Souvenir pour toujours
«La spécificité du football, c'est qu'il nous donne la possibilité d'un bonheur à la fois éphémère et éternel: aucun autre problème ne sera résolu ou effacé, mais en même temps, même brièvement, il nous éblouit avec quelque chose qui nous laissera un souvenir pour toujours», poursuit-il.
Selon un sondage en novembre d'un institut de l'Université San Andrès (Buenos Aires), 77% des Argentins estimaient que le résultat du Mondial influerait «beaucoup» ou «un peu» sur le moral des gens. Et 32% considéraient que le résultat pourrait influencer l'élection présidentielle d'octobre 2023.
Pour autant, passée l'union, la joie d'une finale, «l'humeur sociale redeviendra comme avant. Et aucune force politique ne pourra capitaliser sur une éventuelle victoire», prédit le politologue Raul Aragon.
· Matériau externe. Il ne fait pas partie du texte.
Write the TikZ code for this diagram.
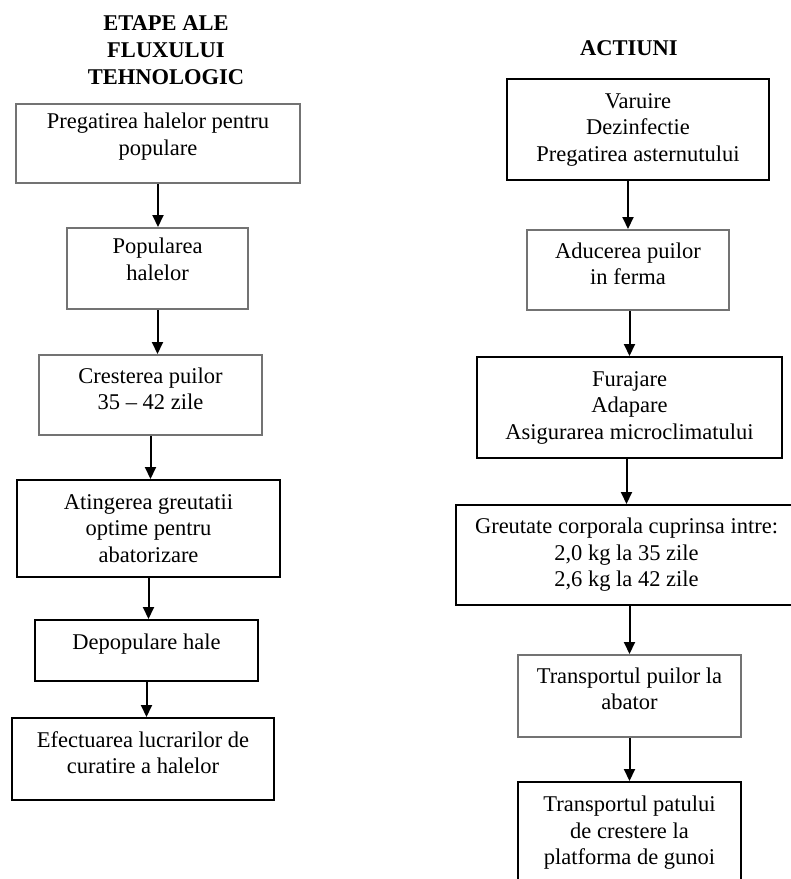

D'autant que la «Seleccion» actuelle – au contraire d'un Maradona qui affichait ses sympathies péronistes – n'a pas mis le moindre orteil en politique.
A chaque match, des joueurs argentins – comme le gardien Dibu Martinez après avoir arrêté les penalties néerlandais – ne manquent pas de rappeler qu'ils «jouent pour 45 millions» d'Argentins «qui ne passent pas par un bon moment économiquement».
Des mots qui portent, et assurent en retour une «connexion spéciale avec cette équipe-là», assurent régulièrement des supporters. Un des rares cercles vertueux de l'Argentine de 2022.